Photos by Jon Chase/Harvard Staff Photographer

Science & Tech

Harvard Athletics sports solar panels

4 min read

Gordon Indoor Track and Tennis building has University’s largest installation

Harvard College senior Justin Lanning had been running the stairs in Harvard Stadium since January, but it was early this spring when he noticed something different as he reached the top of the steps and took a quick rest before heading back down. Across a parking lot, on the roof of the Gordon Indoor Track and Tennis building, workers were beginning to install rooftop solar panels as part of what has become Harvard’s largest solar energy project.

“I thought to myself, what a great idea,” said Lanning, who watched the project unfold “like a flip book” on a weekly basis as he trained for competitive races and triathlons.

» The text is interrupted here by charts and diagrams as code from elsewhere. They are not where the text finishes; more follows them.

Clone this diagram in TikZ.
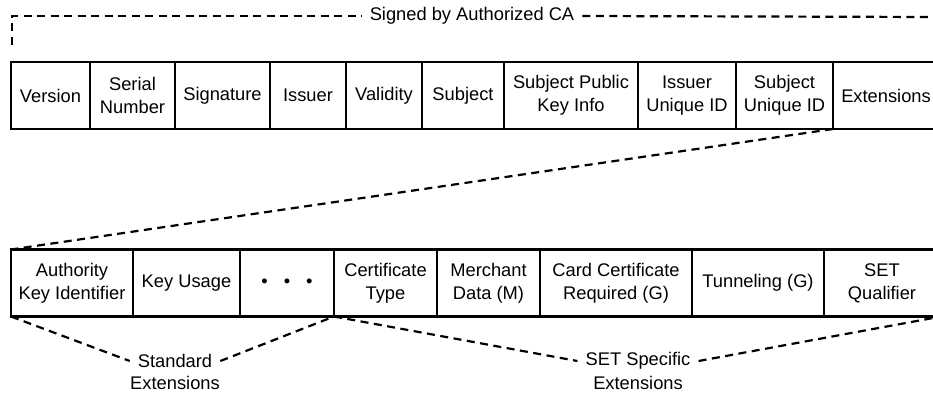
\documentclass[tikz,border=0pt]{standalone}
\usepackage{fontspec}
\setmainfont{Liberation Sans}
\begin{document}
\begin{tikzpicture}[x=1pt,y=-1pt,
  cell/.style={draw, line width=2.3pt, rectangle, minimum height=67pt,
    inner sep=0pt, outer sep=0pt, align=center, anchor=west,
    font=\fontsize{18.3}{23}\selectfont},
  lbl/.style={inner xsep=8pt, inner ysep=0pt, align=center,
    font=\fontsize{18.3}{23}\selectfont},
  dsh/.style={line width=2.2pt, dash pattern=on 8pt off 5.5pt}]
\useasboundingbox (0,0) rectangle (933,393);
\clip (0,0) rectangle (933,393);

% certificate fields
\node[cell, minimum width=79pt]  (ver) at (11,95.5) {Version};
\node[cell, minimum width=85pt]  (ser) at (ver.east) {Serial\\Number};
\node[cell, minimum width=95pt]  (sig) at (ser.east) {Signature};
\node[cell, minimum width=76pt]  (iss) at (sig.east) {Issuer};
\node[cell, minimum width=76pt]  (val) at (iss.east) {Validity};
\node[cell, minimum width=82pt]  (sub) at (val.east) {Subject};
\node[cell, minimum width=134pt] (spk) at (sub.east) {Subject Public\\Key Info};
\node[cell, minimum width=98pt]  (iui) at (spk.east) {Issuer\\Unique ID};
\node[cell, minimum width=97pt]  (sui) at (iui.east) {Subject\\Unique ID};
\node[cell, minimum width=106pt] (ext) at (sui.east) {Extensions};

% extension fields
\node[cell, minimum width=122pt] (aki) at (11,283) {Authority\\Key Identifier};
\node[cell, minimum width=107pt] (ku)  at (aki.east) {Key Usage};
\node[cell, minimum width=94pt]  (dots) at (ku.east) {•\hspace{16pt}•\hspace{16pt}•};
\node[cell, minimum width=103pt] (ct)  at (dots.east) {Certificate\\Type};
\node[cell, minimum width=103pt] (md)  at (ct.east) {Merchant\\Data (M)};
\node[cell, minimum width=152pt] (ccr) at (md.east) {Card Certificate\\Required (G)};
\node[cell, minimum width=132pt] (tun) at (ccr.east) {Tunneling (G)};
\node[cell, minimum width=116pt] (setq) at (tun.east) {SET\\Qualifier};

% signature bracket
\coordinate (sgstart) at (12,45);
\coordinate (sgend) at (933,17);
\node[lbl] (signed) at (472,16) {Signed by Authorized CA};
\draw[dsh] (sgstart) |- (signed.west);
\draw[dsh] (signed.east) -- (sgend);

% expansion of the Extensions field
\draw[dsh] (sui.south east) -- (aki.north west);

% group labels
\node[lbl] (std)  at (175,361) {Standard};
\node[lbl] (stdx) at (175,383) {Extensions};
\node[lbl] (sets)  at (638,361) {SET Specific};
\node[lbl] (setsx) at (638,383) {Extensions};
\coordinate (setend) at (933,318);

\draw[dsh] (aki.south west) -- (std.west);
\draw[dsh] (std.east) -- (dots.south east);
\draw[dsh] (ct.south west) -- (sets.west);
\draw[dsh] (sets.east) -- (setend);
\end{tikzpicture}
\end{document}
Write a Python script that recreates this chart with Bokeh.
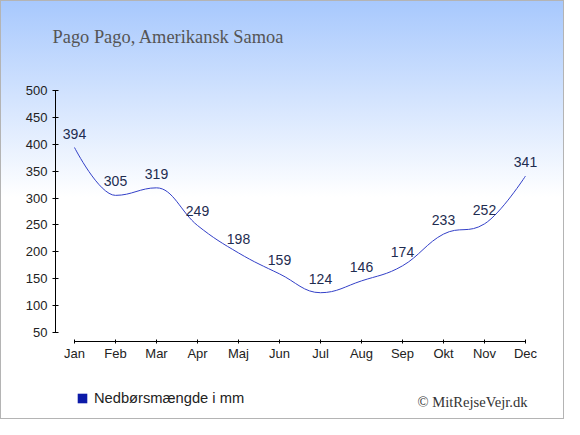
from bokeh.plotting import figure
from bokeh.models import Range1d, FixedTicker, Label, Legend
from bokeh.core.properties import value
from bokeh.embed import file_html
from bokeh.resources import INLINE

months = ["Jan", "Feb", "Mar", "Apr", "Maj", "Jun", "Jul", "Aug", "Sep", "Okt", "Nov", "Dec"]
rain = [394, 305, 319, 249, 198, 159, 124, 146, 174, 233, 252, 341]
y_ticks = [50, 100, 150, 200, 250, 300, 350, 400, 450, 500]
title_text = "Pago Pago, Amerikansk Samoa"
legend_text = "Nedbørsmængde i mm"
credit_text = "© MitRejseVejr.dk"

xs = list(range(len(months)))

# Highcharts-style spline control points
def spline_controls(xv, yv, smoothing=1.5):
    n = len(xv)
    lc = [(xv[i], yv[i]) for i in range(n)]
    rc = [(xv[i], yv[i]) for i in range(n)]
    d = smoothing + 1
    for i in range(1, n - 1):
        px, py = xv[i], yv[i]
        lx, ly = xv[i - 1], yv[i - 1]
        nx, ny = xv[i + 1], yv[i + 1]
        lcx = (smoothing * px + lx) / d
        lcy = (smoothing * py + ly) / d
        rcx = (smoothing * px + nx) / d
        rcy = (smoothing * py + ny) / d
        if rcx != lcx:
            corr = ((rcy - lcy) * (rcx - px)) / (rcx - lcx) + py - rcy
            lcy += corr
            rcy += corr
            if lcy > ly and lcy > py:
                lcy = max(ly, py); rcy = 2 * py - lcy
            elif lcy < ly and lcy < py:
                lcy = min(ly, py); rcy = 2 * py - lcy
            if rcy > ny and rcy > py:
                rcy = max(ny, py); lcy = 2 * py - rcy
            elif rcy < ny and rcy < py:
                rcy = min(ny, py); lcy = 2 * py - rcy
        lc[i] = (lcx, lcy)
        rc[i] = (rcx, rcy)
    return lc, rc

lc, rc = spline_controls(xs, rain)
x0 = xs[:-1]; y0 = rain[:-1]
x1 = xs[1:]; y1 = rain[1:]
cx0 = [rc[i][0] for i in range(len(xs) - 1)]
cy0 = [rc[i][1] for i in range(len(xs) - 1)]
cx1 = [lc[i + 1][0] for i in range(len(xs) - 1)]
cy1 = [lc[i + 1][1] for i in range(len(xs) - 1)]

# frame covers the whole canvas; axes are drawn at fixed locations inside it
p = figure(frame_width=564, frame_height=419, output_backend="svg", toolbar_location=None,
           title=None,
           x_range=Range1d(-1.8049, 11.9512), y_range=Range1d(-111.77, 667.36),
           min_border_left=0, min_border_right=0, min_border_top=0, min_border_bottom=0,
           background_fill_alpha=0, border_fill_alpha=0, outline_line_color=None,
           styles={"background": "linear-gradient(to bottom, #a7c8fd 0%, #ffffff 47%, #ffffff 100%)",
                   "outline": "1px solid #b4b4b4", "outline-offset": "-1px"})
p.xgrid.visible = False
p.ygrid.visible = False

p.bezier(x0=x0, y0=y0, x1=x1, y1=y1, cx0=cx0, cy0=cy0, cx1=cx1, cy1=cy1,
         line_color="#3340c8", line_width=1)

p.text(x=xs, y=rain, text=[str(v) for v in rain], text_align="center", text_baseline="middle",
       y_offset=-14, text_font=value("Liberation Sans"), text_font_size="14px", text_color="#1e2c50")

# zero-area quads at the data points: invisible, only feed the legend swatch
r_leg = p.quad(left=xs, right=xs, top=rain, bottom=rain, fill_color="#0c1aa8", line_color=None)

# axes
xa = p.xaxis[0]
xa.fixed_location = 33.26
xa.ticker = FixedTicker(ticks=xs)
xa.major_label_overrides = {i: m for i, m in enumerate(months)}
xa.bounds = (0, 11)
xa.minor_tick_line_color = None
xa.major_tick_in = 2
xa.major_tick_out = 2
xa.major_label_standoff = 2
xa.axis_line_color = "#000000"
xa.major_tick_line_color = "#000000"
xa.major_label_text_font = "Liberation Sans"
xa.major_label_text_font_size = "13px"
xa.major_label_text_color = "#222222"

ya = p.yaxis[0]
ya.fixed_location = -0.4634
ya.ticker = FixedTicker(ticks=y_ticks)
ya.bounds = (50, 500)
ya.minor_tick_line_color = None
ya.major_tick_in = 3
ya.major_tick_out = 3
ya.major_label_standoff = 5
ya.axis_line_color = "#000000"
ya.major_tick_line_color = "#000000"
ya.major_label_text_font = "Liberation Sans"
ya.major_label_text_font_size = "13px"
ya.major_label_text_color = "#222222"

lg = Legend(items=[(legend_text, [r_leg])], location=(76, 13),
            glyph_width=12, glyph_height=12, label_height=17, label_standoff=6,
            padding=0, margin=0, spacing=0, border_line_color=None, background_fill_alpha=0,
            label_text_font="Liberation Sans", label_text_font_size="14.7px",
            label_text_color="#222222")
p.add_layout(lg, "center")

p.add_layout(Label(x=-0.5366, y=598.6, text=title_text,
                   text_font="Liberation Serif", text_font_size="18.4px", text_color="#555555",
                   text_align="left", text_baseline="alphabetic"))
p.add_layout(Label(x=11.049, y=-78.3, text=credit_text,
                   text_font="Liberation Serif", text_font_size="14.6px", text_color="#333333",
                   text_align="right", text_baseline="alphabetic"))

open("out.html", "w").write(file_html(p, INLINE))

The renewable energy project was installed as part of Harvard’s commitment to sustainability and its goal to reduce greenhouse gas emissions 30 percent by 2016 (from a 2006 baseline). During the course of six weeks, a local construction crew installed 2,275 solar photovoltaic panels on 1.5 acres of roof space. The entire project is expected to create 591.5 kilowatts of electricity from the sun’s energy — enough electricity to power approximately 100 traditional residential houses for a year. (The average home could be powered by a 6-kilowatt solar array, explained Joe Harrison, 
senior project developer for Borrego Solar Systems, the company that installed the panels.) This would save nearly 480 metric tons of carbon dioxide from being released into the Earth’s atmosphere.

The solar panels will deliver the electricity directly to Harvard’s electrical grid via an inverter that converts direct current (DC) from the panels into alternating current (AC). The resultant electricity can be used to provide energy to homes, buildings, and even the lighting for Harvard’s athletic fields.

According to Borrego Solar, the system was designed as efficiently as possible to allow for only 5 percent loss of electricity as the power runs from the panels to the transformer at the end of the line.

Harvard Athletics is incredibly proud of this project and the many initiatives we’ve undertaken to help Harvard achieve its sustainability goals,” said Assistant Director of Athletics Jon Lister.  “We see it as a project that benefits the entire campus, and it couldn’t have been possible without a team effort that included employees from FAS [Faculty of Arts and Sciences] Physical Resources and Planning, Energy and Utilities, EH&S [Environmental Health and Safety], and [Office for] Sustainability teams at Harvard Campus Services.”

The electricity produced by the solar panels and the solar panels themselves will be owned by Harvard Athletics and will be used to meet the University’s requirements under the Massachusetts Renewable Portfolio Standard, which requires Harvard to buy an increasing percentage of electricity from renewable sources. The project is expected to pay for itself within six to 10 years.

Harvard Athletics’ commitment to sustainability and waste reduction also includes recycling at football games and tailgates, the creation of a student-led green team, and the installation of a cogeneration unit used to heat pool water and domestic water for showers at the Malkin Athletic Center complex by generating heat and electricity from a single power source that reduces 197 tons of emissions annually.

“Harvard Athletics is showing that sports and sustainability go hand in hand,” said Heather Henriksen, director of the Harvard Office for Sustainability. “By building Harvard’s largest solar project, the team at Athletics [is] not only producing clean, renewable energy that will help Harvard get one step close to our goal to reduce greenhouse gas emissions, but they are also demonstrating a pragmatic approach to their operations that will ultimately reduce costs,” she added.

The 501-kilowatt solar project on Harvard-owned Arsenal Mall, installed by Harvard Real Estate in 2009, is the University’s second-largest solar array. A solar thermal and steam heat recovery system installed on the roof of Canaday Hall in 2010 is expected to provide 60 percent of the domestic hot water needs for all buildings in Harvard Yard. Across campus there are more than a half dozen solar projects on the roofs of buildings at the Harvard Business School, in the Harvard Forest, at the Harvard Graduate School of Education, and throughout the Faculty of Arts Sciences.

The Gordon Indoor Track and Tennis building now sports the University’s largest solar energy project.